On s’avance à tâtons sur la crête entre le glacier du Øksfjord et le fjord. J’hésite. Une corniche nous barre la route. On louvoie, puis on arrive enfin à ce col : le fond du fjord est en vue, 900 mètres plus bas. On est sous le vent, la nivologie me fait douter, mais la pente n’a pas l’air trop chargée de neige. Juste ce qu’il faut pour de la belle glisse.
Je me rends compte que le voyage a basculé. Je suis passé de guide à gérer la sécurité d’un groupe, comme on me l’a appris, à un partage de ma manière de glisser. Le plaisir d’une descente rare passera par-dessus l’itinéraire. Ils sont tous glisseurs : que ce soit en wingfoil, en apnée ou sur les vagues, notre groupe de six partage un certain sens de la glisse.
J’observe cette combe et je m’élance dedans en grandes courbes, histoire de déminer ce terrain des avalanches pour pouvoir leur offrir un terrain d’expression, qu’ils puissent danser librement sur cette neige vierge. Quel bonheur de pouvoir vivre ça ensemble. Chacun, à tour de rôle, nous partage sa danse, bien conscients de la rareté de l’instant. »

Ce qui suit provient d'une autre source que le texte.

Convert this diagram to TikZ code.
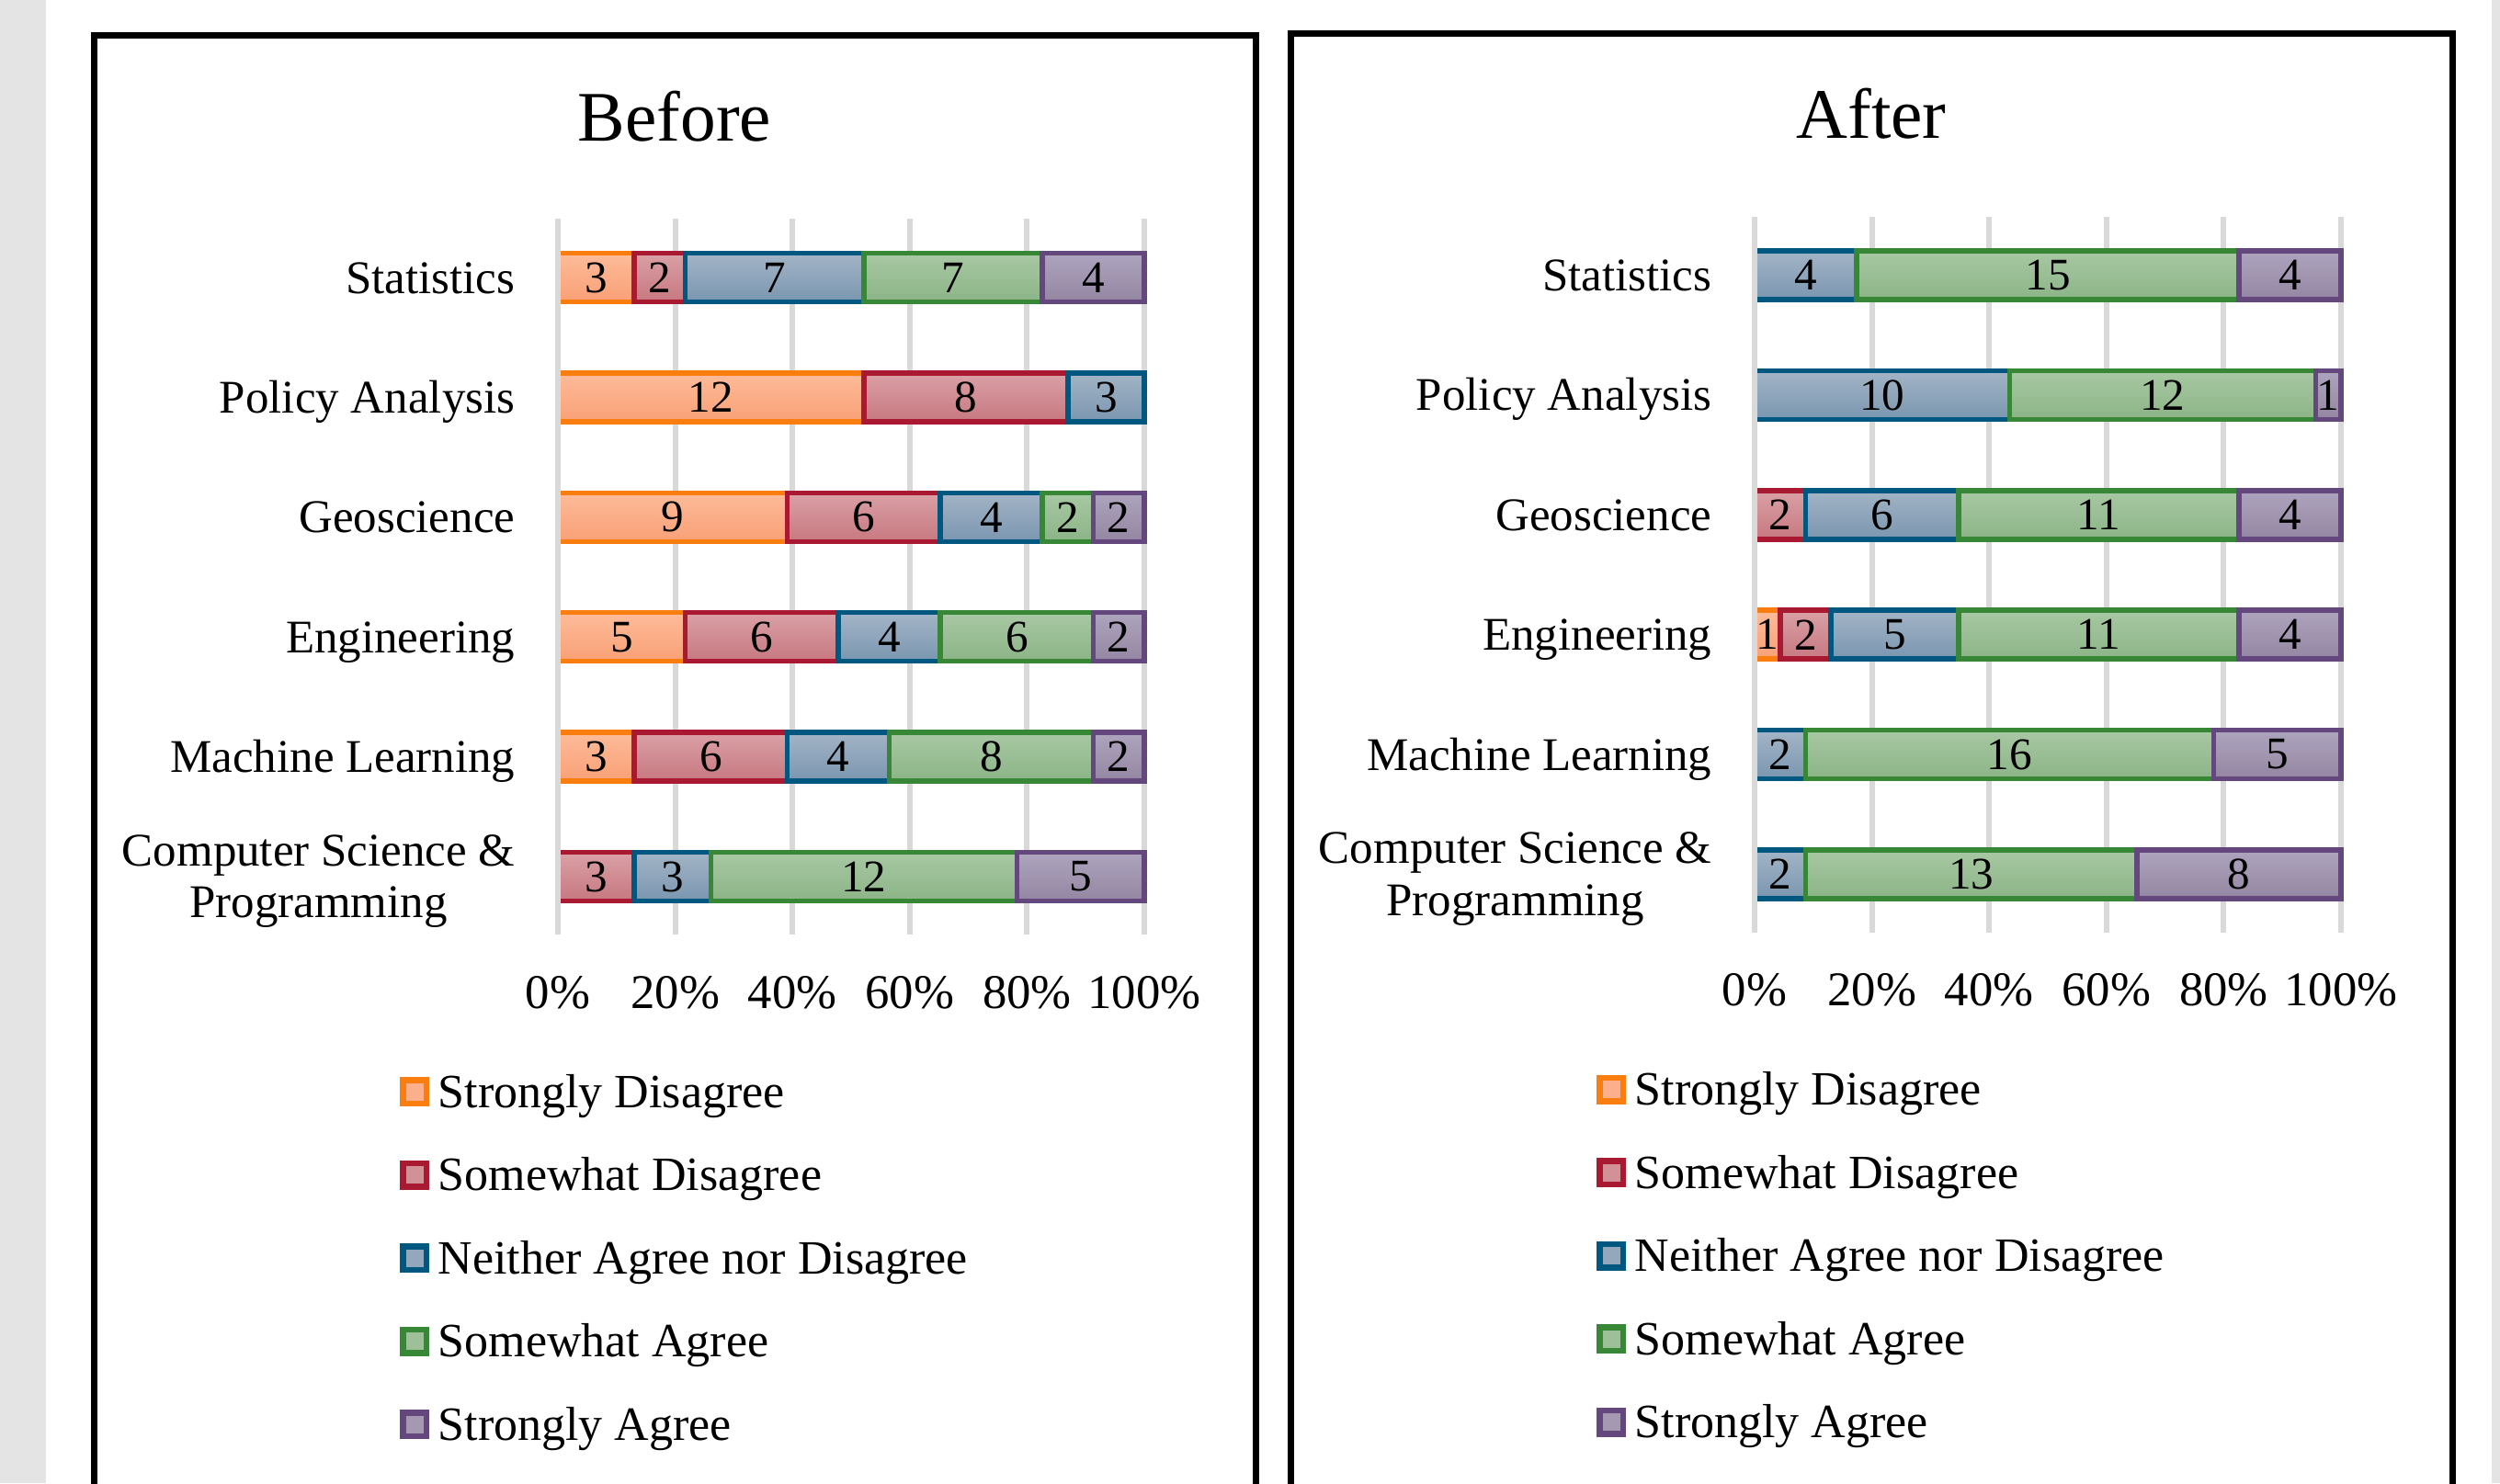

Une aventure gravée dans la neige et les esprits
Dans le fjord, les traces laissées sur la pente disparaissent vite, effacées par le vent. Mais celles laissées dans les esprits, elles, restent. L’expédition se termine, mais chacun repart transformé.
« Foncez, si vous avez l’expérience du ski de rando. C’est une destination unique, un terrain d’exploration incroyable », conclut Guillaume, encore porté par les images de cette mer au bout des skis, cette neige qui semble voler dans l’air.